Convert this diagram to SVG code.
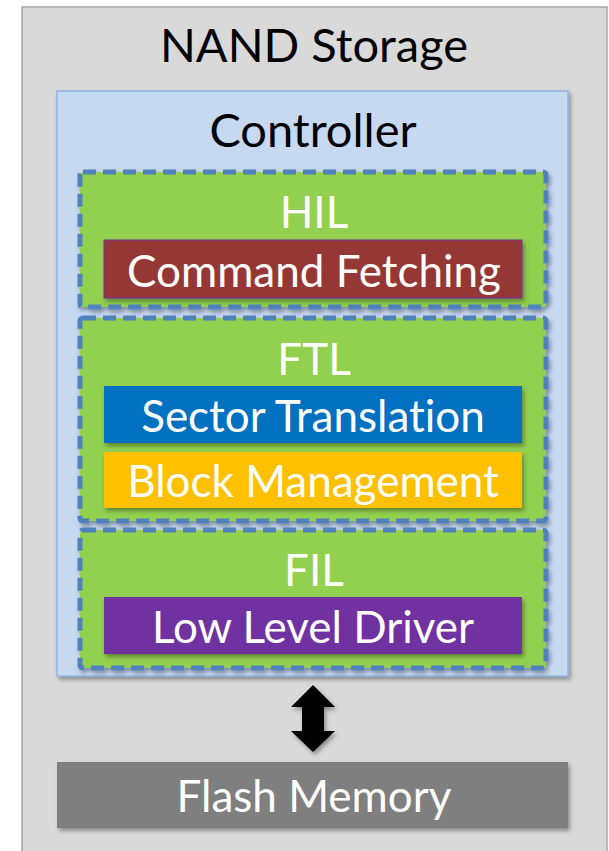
<svg xmlns="http://www.w3.org/2000/svg" width="609" height="851" viewBox="0 0 609 851">
<defs>
<filter id="sh" x="-10%" y="-10%" width="130%" height="130%">
<feDropShadow dx="2" dy="3" stdDeviation="2" flood-color="#000" flood-opacity="0.35"/>
</filter>
</defs>
<style>
text{font-family:Lato,"Open Sans","Liberation Sans",sans-serif;text-anchor:middle;font-variant-ligatures:none}
.title{font-size:47px;fill:#000}
.lbl{font-size:44px;fill:#fff}
.layer{fill:#92d050;stroke:#4f81bd;stroke-width:5;stroke-dasharray:13 7}
.mod{stroke:#7030a0;stroke-width:1}
</style>
<g id="nand-storage">
<rect x="22" y="7" width="585" height="860" fill="#d9d9d9" stroke="#a6a6a6" stroke-width="1.5"/>
<text class="title" x="314" y="62">NAND Storage</text>
</g>
<g id="controller">
<rect x="57" y="91" width="511" height="585" fill="#c6d9f1" stroke="#8eb4e3" stroke-width="1.5" filter="url(#sh)"/>
<text class="title" x="313" y="147">Controller</text>
</g>
<g id="hil">
<rect class="layer" x="80" y="172" width="466" height="135" rx="3" filter="url(#sh)"/>
<text class="lbl" x="314" y="228">HIL</text>
</g>
<g id="command-fetching">
<rect class="mod" x="104" y="240" width="418" height="58" fill="#953735" filter="url(#sh)"/>
<text class="lbl" x="314" y="287">Command Fetching</text>
</g>
<g id="ftl">
<rect class="layer" x="80" y="318" width="466" height="203" rx="3" filter="url(#sh)"/>
<text class="lbl" x="314" y="375">FTL</text>
</g>
<g id="sector-translation">
<rect x="104" y="386" width="418" height="57" fill="#0070c0" filter="url(#sh)"/>
<text class="lbl" x="313" y="432">Sector Translation</text>
</g>
<g id="block-management">
<rect x="104" y="452" width="418" height="56" fill="#ffc000" filter="url(#sh)"/>
<text class="lbl" x="313" y="497">Block Management</text>
</g>
<g id="fil">
<rect class="layer" x="80" y="530" width="466" height="138" rx="3" filter="url(#sh)"/>
<text class="lbl" x="314" y="586">FIL</text>
</g>
<g id="low-level-driver">
<rect x="104" y="597" width="418" height="57" fill="#7030a0" filter="url(#sh)"/>
<text class="lbl" x="313" y="643">Low Level Driver</text>
</g>
<g id="connectors">
<polygon points="313,685 335,707 324,707 324,731 335,731 313,752 291,731 302,731 302,707 291,707" fill="#000" filter="url(#sh)"/>
</g>
<g id="flash-memory">
<rect x="57" y="762" width="511" height="66" fill="#7f7f7f" filter="url(#sh)"/>
<text class="lbl" x="314" y="812">Flash Memory</text>
</g>
</svg>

TASK INSTRUCTIONS: Omitting all images, print the listing exactly.

FULL SOLUTION:
Convert this diagram to SVG code.
<svg xmlns="http://www.w3.org/2000/svg" width="609" height="851" viewBox="0 0 609 851">
<defs>
<filter id="sh" x="-10%" y="-10%" width="130%" height="130%">
<feDropShadow dx="2" dy="3" stdDeviation="2" flood-color="#000" flood-opacity="0.35"/>
</filter>
</defs>
<style>
text{font-family:Lato,"Open Sans","Liberation Sans",sans-serif;text-anchor:middle;font-variant-ligatures:none}
.title{font-size:47px;fill:#000}
.lbl{font-size:44px;fill:#fff}
.layer{fill:#92d050;stroke:#4f81bd;stroke-width:5;stroke-dasharray:13 7}
.mod{stroke:#7030a0;stroke-width:1}
</style>
<g id="nand-storage">
<rect x="22" y="7" width="585" height="860" fill="#d9d9d9" stroke="#a6a6a6" stroke-width="1.5"/>
<text class="title" x="314" y="62">NAND Storage</text>
</g>
<g id="controller">
<rect x="57" y="91" width="511" height="585" fill="#c6d9f1" stroke="#8eb4e3" stroke-width="1.5" filter="url(#sh)"/>
<text class="title" x="313" y="147">Controller</text>
</g>
<g id="hil">
<rect class="layer" x="80" y="172" width="466" height="135" rx="3" filter="url(#sh)"/>
<text class="lbl" x="314" y="228">HIL</text>
</g>
<g id="command-fetching">
<rect class="mod" x="104" y="240" width="418" height="58" fill="#953735" filter="url(#sh)"/>
<text class="lbl" x="314" y="287">Command Fetching</text>
</g>
<g id="ftl">
<rect class="layer" x="80" y="318" width="466" height="203" rx="3" filter="url(#sh)"/>
<text class="lbl" x="314" y="375">FTL</text>
</g>
<g id="sector-translation">
<rect x="104" y="386" width="418" height="57" fill="#0070c0" filter="url(#sh)"/>
<text class="lbl" x="313" y="432">Sector Translation</text>
</g>
<g id="block-management">
<rect x="104" y="452" width="418" height="56" fill="#ffc000" filter="url(#sh)"/>
<text class="lbl" x="313" y="497">Block Management</text>
</g>
<g id="fil">
<rect class="layer" x="80" y="530" width="466" height="138" rx="3" filter="url(#sh)"/>
<text class="lbl" x="314" y="586">FIL</text>
</g>
<g id="low-level-driver">
<rect x="104" y="597" width="418" height="57" fill="#7030a0" filter="url(#sh)"/>
<text class="lbl" x="313" y="643">Low Level Driver</text>
</g>
<g id="connectors">
<polygon points="313,685 335,707 324,707 324,731 335,731 313,752 291,731 302,731 302,707 291,707" fill="#000" filter="url(#sh)"/>
</g>
<g id="flash-memory">
<rect x="57" y="762" width="511" height="66" fill="#7f7f7f" filter="url(#sh)"/>
<text class="lbl" x="314" y="812">Flash Memory</text>
</g>
</svg>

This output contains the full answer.